A new American Cancer Society study conducted over the period between 1974 and 2013 looked at over 490,000 people over the age of twenty who were diagnosed with invasive colorectal cancer and found that their risk of colon cancer quadrupled the risk of them developing rectal cancer.

This alarming study defied the commonly accepted notion that risk of colorectal cancer generally increased with age, especially with regards to young people in general. For those over fifty-five years of age, the findings showed that the rates generally declined for them.

Millennials, per the dictionary, are defined as persons born in the 1980s and 1990s. To put it in perspective, someone born in 1990 would be twenty-seven-years-old now, and the likelihood of being diagnosed with colorectal cancer sometime in their lifetime-during the primes of their lives-increases day by day. The study’s authors hypothesize that obesity and a sedentary lifestyle along with a high fat, low fiber diet may be contributing factors. What those physical and dietary factors do is “initiate inflammation and proliferation in the colonic mucosa” in as little as two weeks’ time.

Historically, some risk factors for colorectal cancer include a positive family history, obesity, inactivity, smoking, a diet “high in red and processed meats” and “heavy” alcohol consumption increase the risk of developing colorectal cancer. Also, increasing risk is a history of premalignant polyps and having Type II diabetes. Certain hereditary syndromes and history of Crohn’s disease and ulcerative colitis also increase the risk.

Symptoms of colorectal cancer can include rectal bleeding, dark or bloody stools, change in bowel habits or a change in the caliber of stool, weakness, fatigue and/or weight loss.

Treatments for colorectal cancer include surgery, radiation, chemotherapy and targeted therapies which can target specific molecules to slow tumor growth or decrease the formation of new blood vessels.

If millennials continue to display alarming and increasing rates of colorectal cancer with some having excellent, well-balanced diets and rigorous exercises, that all possible causes need to be examined extensively. The lack of solid proof leads some medical researchers and practitioners to believe there might be a correlation between a negative attitude, outlook on life, and negative emotions may also be key factors. Studies have shown that negative emotions do have an impact on our physical health, a general feeling of malaise or phantom pains. Could it be possible that they could also play a role in colorectal health?

Quoting from Chapter 5 “Eli Siegel and Aesthetic Realism – Contempt Causes Insanity” in The History or New Innovations in Modern Medicine in comment on the field of Psychosomatics, Mr. Siegel notes that “From the psychosomatic point of view, it is fairly clear that if the self “hates” reality, one of the components of the very basis of disease is accepted by it.”

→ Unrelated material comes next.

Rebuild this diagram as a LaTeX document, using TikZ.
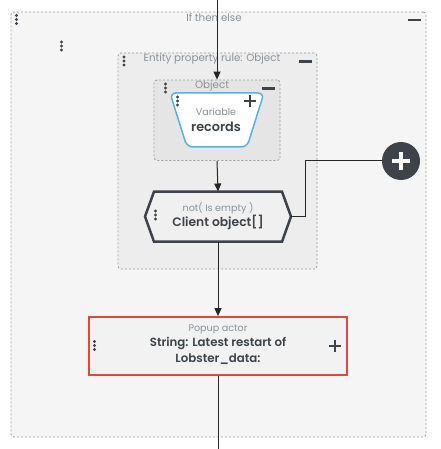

The good news is that increasing awareness of this potential for colorectal cancer in millennials is leading to consideration of this diagnosis in younger patients with rectal bleeding, and therefore, earlier testing and treatment.

Further research on the roles of diet, exercise and the psychosomatic approach to cancer may help shed light on the startling rise in millennial colorectal cancer rates.